O DOSSIER NUCLEAR IRANIANO

Na próxima semana o “dossier” nuclear do Irão será discutido no Conselho de Segurança da ONU por proposta da IAEA (Agência Internacional de Energia Atómica.

Este processo tem registado nos últimos meses uma escalada acentuada, resultante de dois factores principais: as iniciativas fracassadas da troika europeia (França, Grã-Bretanha e Alemanha) e da Rússia de alcançarem um acordo com o regime iraniano de forma a assegurar que o seu programa nuclear não dispõe de uma vertente militar e os discursos, cada vez mais inflamados do presidente iraniano, Mahmoud Ahmadinejad.

A questão das pretensões nucleares iranianas não é recente (na realidade remonta aos anos 60 do século passado, quando a administração americana da época apoiou o regime do Xá Reza Pahlevi nesse projecto) e a crise actual não pode ser desligada do contexto que vive o Médio Oriente.

Numa conjuntura em que a ocupação militar americana do Iraque continua a registar forte resistência, em que as tensões entre sunitas e xiitas crescem de tom não é de estranhar que as pretensões nucleares iranianas assumam proporções dominantes. Após um período em que o alvo da contestação foi a Coreia do Norte (de repente parece que este país já não dispõe de tecnologia nuclear para fins militares) é agora o Irão que centra as preocupações internacionais.

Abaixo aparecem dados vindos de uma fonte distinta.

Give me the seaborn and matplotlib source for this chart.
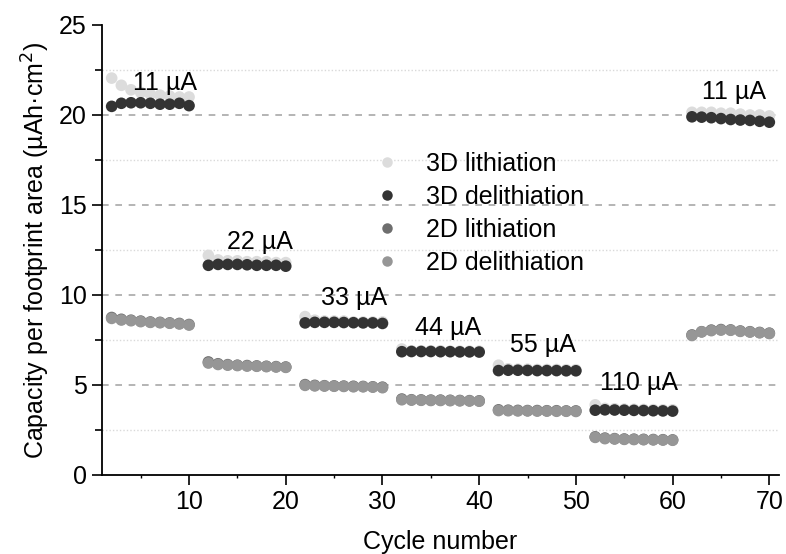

Para complicar um pouco mais este cenário e contrariar quem aponta os riscos da escalada no armamento de islâmicos, na região já existe um estado com armamento nuclear – Israel – sobre o qual a comunidade internacional, com os americanos à cabeça, nunca ameaçou aplicar sanções e o Irão não será o primeiro país islâmico a integrar o “clube nuclear”, uma vez que o Paquistão há anos que dispõe de arsenais nucleares.

Descrito de forma muito simplista é este o enquadramento do problema sobre o qual o Conselho de Segurança da ONU se irá debruçar. Para complicar as previsões dos especialistas o volume de informação e de contra-informação que tem circulado é proporcional à respectiva dimensão.

Após o anúncio do fracasso da troika europeia, que pretendia que o Irão abandonasse toda a actividade susceptível de alcançar a produção de armamento nuclear, com este a sustentar que o objectivo do projecto é apenas a produção de energia, avançou a Rússia propondo uma solução de compromisso que passaria pelo enriquecimento do urânio (fase processual indispensável ao funcionamento de qualquer central nuclear) em território russo, assumindo este país o papel de controlar que o urânio enriquecido fornecido ao Irão não era susceptível de uso para fins militares (a diferença tem a ver com o nível de concentração de isótopos). Tal como a intenção europeia, também a russa esbarrou na intransigência iraniana de querer controlar todo o processo de produção, ainda e sempre sob o argumento de que o seu projecto não tem fins militares.

Com as negociações neste ponto de impasse a IAEA, baseando-se na falta de informação que confirmasse as alegações iranianas decidiu remeter o assunto ao Conselho de Segurança.

Neste momento em que se aguarda a reunião daquele órgão da ONU muitas são as dúvidas e as alternativas de rumo para esta situação, mesmo considerando os recentes rumores que apontam para um acordo entre europeus e americanos no sentido de fixar um novo prazo de 15dias para o Irão suspender as suas actividades no campo nuclear. Esta opção terá sido escolhida em prejuízo de uma proposta russa que pretendia alargar o grupo de negociadores aos EUA e à China.
Certo é que o regime iraniano parece determinado em levar avante o seu programa nuclear e que os países ocidentais se mostram dispostos a dificultar tal intenção.

Se a este cenário adicionarmos a envolvente geopolítica da região, traduzida na existência de um estado judaico fortemente armado e indefectivelmente apoiado pelos EUA, uma população palestiniana que continua à espera de ver efectivado um estado palestiniano cujos territórios Israel persiste em ocupar, uma multiplicidade de estados árabes divididos entre si pelas reservas petrolíferas e por questões de natureza religiosa, uma população curda, distribuída entre diferentes países e que não enjeitará qualquer oportunidade separatista, a crescente necessidade de petróleo originada pela industrialização de grandes territórios como a China e a Índia, a ocupação americana do Iraque e a crescente tensão entre as suas comunidades xiita e sunita.

Sem esquecer que entre os países com assento permanente no Conselho de Segurança se contam a Rússia e a China, ambos com direito de veto, cujos interesses específicos não são obrigatoriamente coincidentes com os dos EUA, tudo parece convergir para que num primeiro tempo não se consiga alcançar um entendimento mínimo que garanta uma decisão final. Embora de forma não declarada o Irão espera alguma complacência de russos, apesar das notícias resultantes da recente visita do ministro dos negócios estrangeiros russo a Washington que dão conta de um acordo firmado que garante o apoio dos EUA à candidatura russa à Organização Mundial do Comércio, e chineses, muito interessados em garantir os fornecimentos de petróleo, em quantidade e preço, indispensáveis ao crescimento da sua economia.

De incerteza em incerteza, o tirânico regime dos “ayatollahs” vai logrando algum campo de manobra e ganhando protagonismo no mundo árabe e islâmico, facto que não deve de modo algum ser encarado de forma displicente num período de grandes convulsões no Médio Oriente e na “nação islâmica”.